Webster, North Carolina

Day 1425

     The campground in which we are staying (Fort Tatham RV Parkhas a zip code of Sylva, North Carolina. The city of Sylva, and now the County Seat of Jackson County, NC,  is about 5 miles from our campground (see Day 1348). The closest Town to us, about 4 miles, is Webster.  In April 1853 for one hundred dollars an eighteen acre tract of land bought from Nathan Allen became the site of Webster, Jackson’s county seat. Five years later an act to incorporate the town of Webster was passed by North Carolina’s General Assembly. Webster was for sixty years the county seat.

     Jackson County was named for the Democratic president and North Carolinian, Andrew Jackson, while the County’s government center of Webster was named for the New England Whig, Daniel Webster. Prosperity came to the region. Webster, with its agriculture, mining and small businesses, became an active little town – the nucleus of Jackson County.

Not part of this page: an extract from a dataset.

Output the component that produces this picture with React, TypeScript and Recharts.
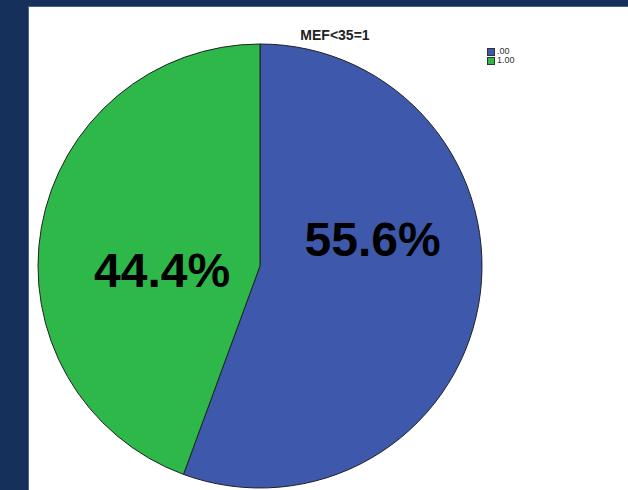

     During the construction of the Western North Carolina Railroad, county residents fully expected the railroad to run through Webster. However, the county’s state government representative — said to be fond of his drink — was taken aside at a crucial moment in the voting process and plied with liquor by an individual desiring a route through Sylva, 1 mile away.

     Change came in 1913, when most of the businesses in the Town of Webster were destroyed by fire. That and the fact that the railroad went through Sylva, resulted in the County Seat of Jackson County being moved to Sylva, where the Court House was built. 

     Today, in Webster, there is no downtown area. Individual buildings do remain, such as the Webster Methodist Church built in 1887.

     And Walter E. Moore’s house built in 1886, one of the oldest homes in Webster that escaped the destruction of the 1913 fire. 

     The Webster Rock School was constructed in 1937 from local river rock by the Works Progress Administration in colors of tan and brown. The WPA was a New Deal agency, employing millions of job-seekers (mostly unskilled men) to carry out public works projects, including the construction of public buildings and roads. Do you think we need that today?